I was lying in bed last night contemplating my recent release from the American Academy of Dramatic Arts and reflecting upon my accomplishments as an actor. I've been doing that quite often these past few days. I only briefly flirted with that big no no of acting - wondering whether or not I'm any good. It's like, the kiss of death, because I end up going through every single play and every single scene I've ever done, thinking about how I might have done it better. It was a only a brief flirtation, more of a passing glance than a scandalous tryst in the dark corners of my mind, but I didn't get a good night's sleep anyway. I think, however, that was mostly because I dreamt that Adam Vorath shot me in the chest with a machine gun, shortly before his band of space pirates hijacked my colonial transport and flew off into the asteroid field. I'm going to have to get him back for that. Oh yes...get him good...
But I digress. Actually, I got to thinking what helped me the most while I was at the Academy. And while they were undoubtedly the most frustrating times of my Academy career, it would definitely be during those scenes that came out of left field. The most helpful were those scenes where, after the first read, I was going, "How the hell am I supposed to play that?" There weren't that many of them, but they really forced me to sit down, analyze every aspect of the scene and study every portion of the script to come up things that would work for me on stage. Even more than that, the rocky scenes made my tendency to "pre-direct" my scenes much more apparent, which was instrumental in letting my instructors move me out of there.
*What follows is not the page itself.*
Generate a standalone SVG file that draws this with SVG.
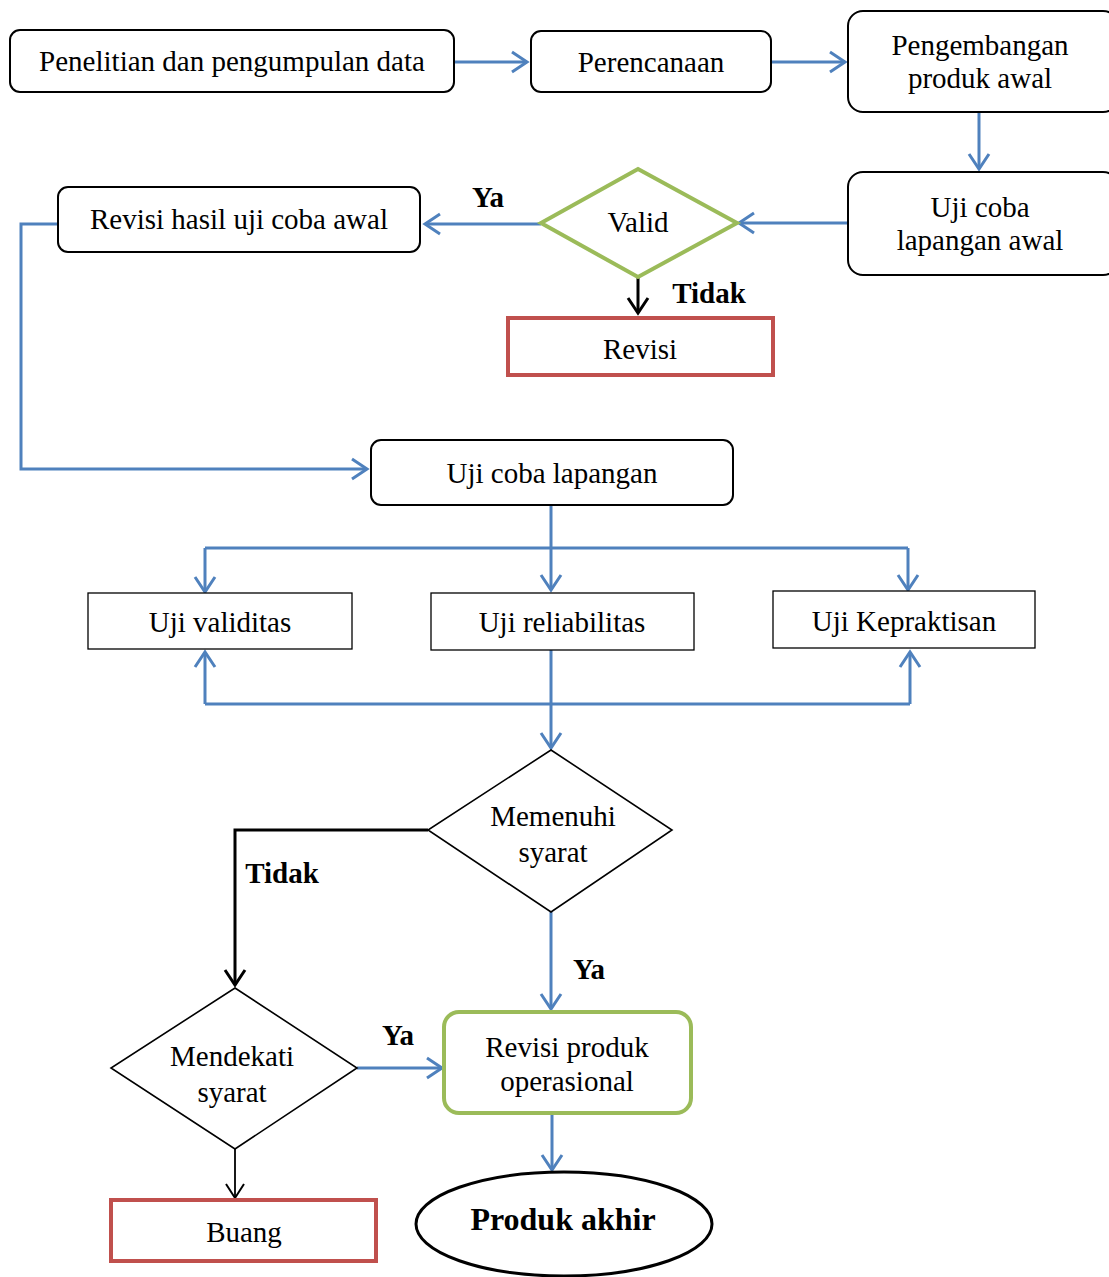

So where is this leading? To my last play of course, and how I screwed up. Just about everyone I spoke to regarding Hay Fever knows I was bitching about my character. Richard Greatham is in a lot of ways similar to the character I played in my last play, Gerald Thornton from Time and the Conways. I was more than a little annoyed at this, and I generally made sure all my friends knew about it. The funny thing is - I got so caught up thinking about how similar they are that I missed out on the opportunity to make them different. I felt like Richard was well within my realm of experience, that he and I were extremely similar people, and thus there was no need to reach very far to get myself "there." In other words, I coasted, and as a result the character wasn't nearly as interesting as he could have been.
It's a dangerous thing, I think, when I can identify very strongly with a character. It makes me lazy, and it makes me think I can get away with things I wouldn't even contemplate if I had trouble identifying common elements. It's good to realize this, I guess...I just wish I'd done so BEFORE the school year ended.